Jesus said that unless a grain of wheat goes into the tomb, unless it dies and is buried, it remains alone. In other words, the way God multiplies is by death. From the very beginning this is so. God multiplied Adam by laying him down in deathlike sleep and fashioning a woman from his rib.
We don’t know what it would have been like without sin, but in this fallen world it continues this way: the woman lies down in the death of childbirth, the man puts his body on the line every Monday morning when he goes out to turn his time and sweat into the means of his family’s provision, the two of them together died to their unbridled freedom when they bound themselves in covenant marriage to the other, and they bury themselves in dishes and laundry and sick youngsters and leaky pipes and sleepless nights. These are the means by which God has ordained us to be fruitful and multiply. We die and die and die. And if we did not, we would remain alone. But in God’s great wisdom, He multiplies by means of our death.

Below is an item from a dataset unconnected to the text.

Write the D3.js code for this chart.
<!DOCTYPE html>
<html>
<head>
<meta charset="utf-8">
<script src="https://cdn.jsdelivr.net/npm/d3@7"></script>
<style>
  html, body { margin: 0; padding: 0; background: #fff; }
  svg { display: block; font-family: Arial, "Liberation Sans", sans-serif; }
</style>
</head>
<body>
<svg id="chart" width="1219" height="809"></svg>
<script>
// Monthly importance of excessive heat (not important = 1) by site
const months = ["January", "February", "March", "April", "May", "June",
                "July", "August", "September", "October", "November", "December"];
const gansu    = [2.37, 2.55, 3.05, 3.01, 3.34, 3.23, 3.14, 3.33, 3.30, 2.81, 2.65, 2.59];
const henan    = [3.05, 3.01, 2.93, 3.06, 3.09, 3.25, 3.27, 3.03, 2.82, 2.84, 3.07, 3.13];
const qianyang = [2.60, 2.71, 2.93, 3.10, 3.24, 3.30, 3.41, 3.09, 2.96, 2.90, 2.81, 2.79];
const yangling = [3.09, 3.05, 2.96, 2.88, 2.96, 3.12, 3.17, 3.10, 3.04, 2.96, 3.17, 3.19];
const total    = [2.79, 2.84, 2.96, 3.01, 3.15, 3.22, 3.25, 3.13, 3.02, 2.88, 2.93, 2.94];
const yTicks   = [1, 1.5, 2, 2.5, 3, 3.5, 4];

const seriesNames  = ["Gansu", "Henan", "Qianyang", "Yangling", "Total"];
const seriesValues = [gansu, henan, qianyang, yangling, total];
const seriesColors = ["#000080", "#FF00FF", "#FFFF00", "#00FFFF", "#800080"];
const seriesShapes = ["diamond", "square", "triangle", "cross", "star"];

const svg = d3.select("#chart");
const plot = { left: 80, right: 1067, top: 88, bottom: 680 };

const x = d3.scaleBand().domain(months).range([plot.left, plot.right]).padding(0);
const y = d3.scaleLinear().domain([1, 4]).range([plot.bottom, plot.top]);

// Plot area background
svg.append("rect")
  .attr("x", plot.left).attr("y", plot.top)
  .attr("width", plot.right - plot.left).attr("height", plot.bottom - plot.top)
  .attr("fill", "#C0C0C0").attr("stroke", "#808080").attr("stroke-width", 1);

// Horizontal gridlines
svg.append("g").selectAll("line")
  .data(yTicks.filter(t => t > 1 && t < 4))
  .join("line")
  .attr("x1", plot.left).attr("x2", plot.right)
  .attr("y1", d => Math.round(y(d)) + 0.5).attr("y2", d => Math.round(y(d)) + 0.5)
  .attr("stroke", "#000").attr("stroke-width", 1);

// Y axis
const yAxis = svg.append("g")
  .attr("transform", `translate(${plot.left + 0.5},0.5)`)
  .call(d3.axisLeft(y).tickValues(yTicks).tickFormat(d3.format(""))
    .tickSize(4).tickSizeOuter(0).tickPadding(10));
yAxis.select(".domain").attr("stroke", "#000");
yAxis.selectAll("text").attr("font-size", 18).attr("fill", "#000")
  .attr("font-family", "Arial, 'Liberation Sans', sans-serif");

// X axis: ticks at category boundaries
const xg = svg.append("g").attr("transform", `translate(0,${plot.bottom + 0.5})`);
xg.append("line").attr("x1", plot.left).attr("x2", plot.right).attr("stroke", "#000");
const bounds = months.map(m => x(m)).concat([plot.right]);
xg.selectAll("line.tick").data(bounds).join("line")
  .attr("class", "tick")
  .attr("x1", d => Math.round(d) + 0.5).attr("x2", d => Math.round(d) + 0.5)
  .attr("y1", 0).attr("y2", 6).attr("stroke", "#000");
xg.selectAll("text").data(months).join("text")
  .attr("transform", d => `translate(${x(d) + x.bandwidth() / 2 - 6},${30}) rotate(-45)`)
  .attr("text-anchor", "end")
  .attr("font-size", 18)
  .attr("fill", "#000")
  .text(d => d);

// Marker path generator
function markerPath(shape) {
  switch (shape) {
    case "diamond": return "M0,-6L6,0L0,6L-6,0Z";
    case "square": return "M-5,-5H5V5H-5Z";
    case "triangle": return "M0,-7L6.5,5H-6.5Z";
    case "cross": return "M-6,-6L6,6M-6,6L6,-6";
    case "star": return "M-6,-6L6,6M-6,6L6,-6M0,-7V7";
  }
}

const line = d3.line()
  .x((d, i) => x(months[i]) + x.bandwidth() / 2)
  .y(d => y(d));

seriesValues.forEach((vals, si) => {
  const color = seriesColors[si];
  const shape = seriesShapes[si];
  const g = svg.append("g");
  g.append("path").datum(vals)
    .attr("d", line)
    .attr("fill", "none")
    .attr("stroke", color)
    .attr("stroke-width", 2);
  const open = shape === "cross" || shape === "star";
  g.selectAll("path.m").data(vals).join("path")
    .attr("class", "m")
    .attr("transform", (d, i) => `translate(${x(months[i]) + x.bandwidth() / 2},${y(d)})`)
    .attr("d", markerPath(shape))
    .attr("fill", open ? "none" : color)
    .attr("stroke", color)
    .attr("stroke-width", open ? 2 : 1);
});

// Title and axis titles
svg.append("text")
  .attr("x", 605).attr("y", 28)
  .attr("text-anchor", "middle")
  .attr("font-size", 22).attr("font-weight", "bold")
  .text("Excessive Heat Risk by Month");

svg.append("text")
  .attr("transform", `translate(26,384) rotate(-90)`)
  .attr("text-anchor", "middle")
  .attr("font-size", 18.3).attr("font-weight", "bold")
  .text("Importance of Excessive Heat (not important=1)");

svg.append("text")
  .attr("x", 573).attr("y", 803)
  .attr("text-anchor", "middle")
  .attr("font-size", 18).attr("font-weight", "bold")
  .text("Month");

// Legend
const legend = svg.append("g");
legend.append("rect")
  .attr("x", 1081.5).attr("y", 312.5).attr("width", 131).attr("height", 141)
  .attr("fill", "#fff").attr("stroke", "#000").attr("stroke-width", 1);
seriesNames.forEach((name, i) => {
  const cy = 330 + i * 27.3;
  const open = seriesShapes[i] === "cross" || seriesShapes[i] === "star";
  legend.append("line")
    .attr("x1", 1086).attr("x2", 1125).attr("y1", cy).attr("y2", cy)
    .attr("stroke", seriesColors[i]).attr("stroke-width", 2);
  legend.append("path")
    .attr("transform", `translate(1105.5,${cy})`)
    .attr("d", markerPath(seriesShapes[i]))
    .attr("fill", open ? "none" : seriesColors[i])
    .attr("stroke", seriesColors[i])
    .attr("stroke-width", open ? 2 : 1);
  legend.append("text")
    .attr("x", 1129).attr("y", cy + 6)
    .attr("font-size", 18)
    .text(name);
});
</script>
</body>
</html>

This was true of Adam, it is true of every family, and it is far truer of Christ.
None of us really know what we’re getting into, but Jesus did. He stretched out his hands willingly to receive the Roman nails. He was the only crucifixion victim ever who wasn’t powerless, who stayed voluntarily. No one took his life from him, but he laid it down willingly. He gave up his spirit, his side was pierced as Adam’s was, and he went into the ground like a seed.
And when he rose again on Easter morning, he rose triumphant with a host of captives in his train. He rose again in order to give life abundant, life eternal to an uncountable number of saints. God multiplied by Christ’s death.
If you love your life, you will lose it. But if you hate your life in this world for the sake of loving God and neighbor, then God will raise you up as he raised Jesus. The temptation is to cling to our lives, to selfishly carve out a little bit for us. But that’s just hewing out broken cisterns, it’s putting water in a sieve. The way to save your life is follow Christ’s example, and to lose it.